◆ RAW DATA
-- begin --

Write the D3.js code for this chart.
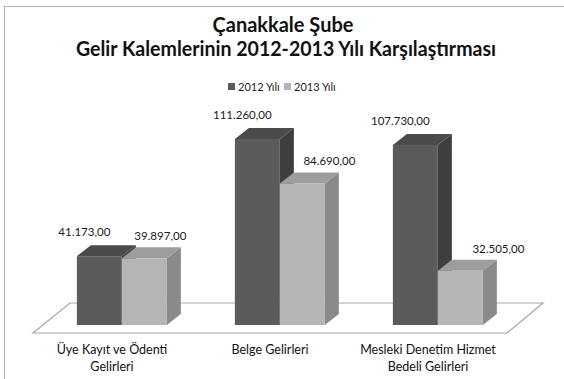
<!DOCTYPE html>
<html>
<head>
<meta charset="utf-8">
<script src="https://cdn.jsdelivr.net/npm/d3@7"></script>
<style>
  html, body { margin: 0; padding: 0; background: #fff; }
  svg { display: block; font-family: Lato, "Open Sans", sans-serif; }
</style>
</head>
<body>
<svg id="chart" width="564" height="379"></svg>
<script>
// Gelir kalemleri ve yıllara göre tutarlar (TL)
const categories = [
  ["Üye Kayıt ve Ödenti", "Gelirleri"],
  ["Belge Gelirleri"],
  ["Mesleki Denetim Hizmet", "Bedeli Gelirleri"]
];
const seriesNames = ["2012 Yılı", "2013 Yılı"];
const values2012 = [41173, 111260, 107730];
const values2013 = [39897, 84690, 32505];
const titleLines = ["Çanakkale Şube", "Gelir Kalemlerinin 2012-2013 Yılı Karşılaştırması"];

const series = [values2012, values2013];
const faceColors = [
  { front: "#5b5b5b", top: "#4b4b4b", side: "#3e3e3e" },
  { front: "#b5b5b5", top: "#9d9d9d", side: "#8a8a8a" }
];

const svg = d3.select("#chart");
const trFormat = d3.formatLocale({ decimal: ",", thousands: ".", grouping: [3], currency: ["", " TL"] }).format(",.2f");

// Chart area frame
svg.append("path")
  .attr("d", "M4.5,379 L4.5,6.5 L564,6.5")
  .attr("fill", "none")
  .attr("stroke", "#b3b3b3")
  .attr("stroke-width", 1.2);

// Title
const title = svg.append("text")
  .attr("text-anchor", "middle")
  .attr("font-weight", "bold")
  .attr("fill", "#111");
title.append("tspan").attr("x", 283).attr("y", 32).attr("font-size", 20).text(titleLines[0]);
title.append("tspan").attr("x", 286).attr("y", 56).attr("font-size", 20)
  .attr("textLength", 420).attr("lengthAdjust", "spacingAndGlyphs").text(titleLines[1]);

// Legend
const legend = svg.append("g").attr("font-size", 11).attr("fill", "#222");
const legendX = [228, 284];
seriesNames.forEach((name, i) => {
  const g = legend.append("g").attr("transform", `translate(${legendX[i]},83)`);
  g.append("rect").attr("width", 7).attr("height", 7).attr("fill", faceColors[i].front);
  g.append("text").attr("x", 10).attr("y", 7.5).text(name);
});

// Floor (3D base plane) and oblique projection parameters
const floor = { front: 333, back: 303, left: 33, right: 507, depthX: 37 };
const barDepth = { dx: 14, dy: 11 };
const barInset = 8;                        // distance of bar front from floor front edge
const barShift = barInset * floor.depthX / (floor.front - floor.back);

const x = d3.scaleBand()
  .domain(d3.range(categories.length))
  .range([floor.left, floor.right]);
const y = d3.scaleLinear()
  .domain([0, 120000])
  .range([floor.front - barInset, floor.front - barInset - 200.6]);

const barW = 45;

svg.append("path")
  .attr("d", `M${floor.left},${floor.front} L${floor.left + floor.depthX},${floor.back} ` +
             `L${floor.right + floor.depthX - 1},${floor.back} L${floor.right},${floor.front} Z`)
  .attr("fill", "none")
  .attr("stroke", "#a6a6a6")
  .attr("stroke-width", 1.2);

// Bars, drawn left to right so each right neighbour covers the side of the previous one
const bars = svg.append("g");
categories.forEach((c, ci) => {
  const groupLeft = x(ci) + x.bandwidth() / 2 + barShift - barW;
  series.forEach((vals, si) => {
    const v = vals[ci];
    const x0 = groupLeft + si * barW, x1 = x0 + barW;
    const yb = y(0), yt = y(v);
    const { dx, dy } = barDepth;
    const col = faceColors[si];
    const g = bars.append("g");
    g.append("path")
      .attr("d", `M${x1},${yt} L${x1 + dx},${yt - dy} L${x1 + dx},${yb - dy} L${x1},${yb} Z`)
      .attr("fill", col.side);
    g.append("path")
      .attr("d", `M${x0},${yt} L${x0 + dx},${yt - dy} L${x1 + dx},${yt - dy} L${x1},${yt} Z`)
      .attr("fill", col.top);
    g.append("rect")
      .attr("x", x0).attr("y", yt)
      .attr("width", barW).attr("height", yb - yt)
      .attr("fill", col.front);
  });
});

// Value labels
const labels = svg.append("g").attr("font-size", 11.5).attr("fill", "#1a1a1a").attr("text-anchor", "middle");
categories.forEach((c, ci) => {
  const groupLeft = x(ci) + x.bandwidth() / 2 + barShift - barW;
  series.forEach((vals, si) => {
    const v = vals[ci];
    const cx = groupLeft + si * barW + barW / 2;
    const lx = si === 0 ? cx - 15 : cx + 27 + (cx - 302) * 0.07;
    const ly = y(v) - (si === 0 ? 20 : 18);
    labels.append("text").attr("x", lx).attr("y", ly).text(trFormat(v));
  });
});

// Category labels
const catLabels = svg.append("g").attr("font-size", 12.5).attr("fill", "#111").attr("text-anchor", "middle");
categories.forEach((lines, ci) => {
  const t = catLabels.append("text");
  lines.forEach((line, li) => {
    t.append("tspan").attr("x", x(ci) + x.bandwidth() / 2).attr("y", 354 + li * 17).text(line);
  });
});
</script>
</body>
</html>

-- end --

◆ PROBLEM REQUIREMENTS
Write out each line of the listing above, exactly, from its first line to the line holding "Kalemlerinin 2012-2013 Yılı", inclusive. Skip the pictures.

◆ TASK RESPONSE
Write the D3.js code for this chart.
<!DOCTYPE html>
<html>
<head>
<meta charset="utf-8">
<script src="https://cdn.jsdelivr.net/npm/d3@7"></script>
<style>
  html, body { margin: 0; padding: 0; background: #fff; }
  svg { display: block; font-family: Lato, "Open Sans", sans-serif; }
</style>
</head>
<body>
<svg id="chart" width="564" height="379"></svg>
<script>
// Gelir kalemleri ve yıllara göre tutarlar (TL)
const categories = [
  ["Üye Kayıt ve Ödenti", "Gelirleri"],
  ["Belge Gelirleri"],
  ["Mesleki Denetim Hizmet", "Bedeli Gelirleri"]
];
const seriesNames = ["2012 Yılı", "2013 Yılı"];
const values2012 = [41173, 111260, 107730];
const values2013 = [39897, 84690, 32505];
const titleLines = ["Çanakkale Şube", "Gelir Kalemlerinin 2012-2013 Yılı Karşılaştırması"];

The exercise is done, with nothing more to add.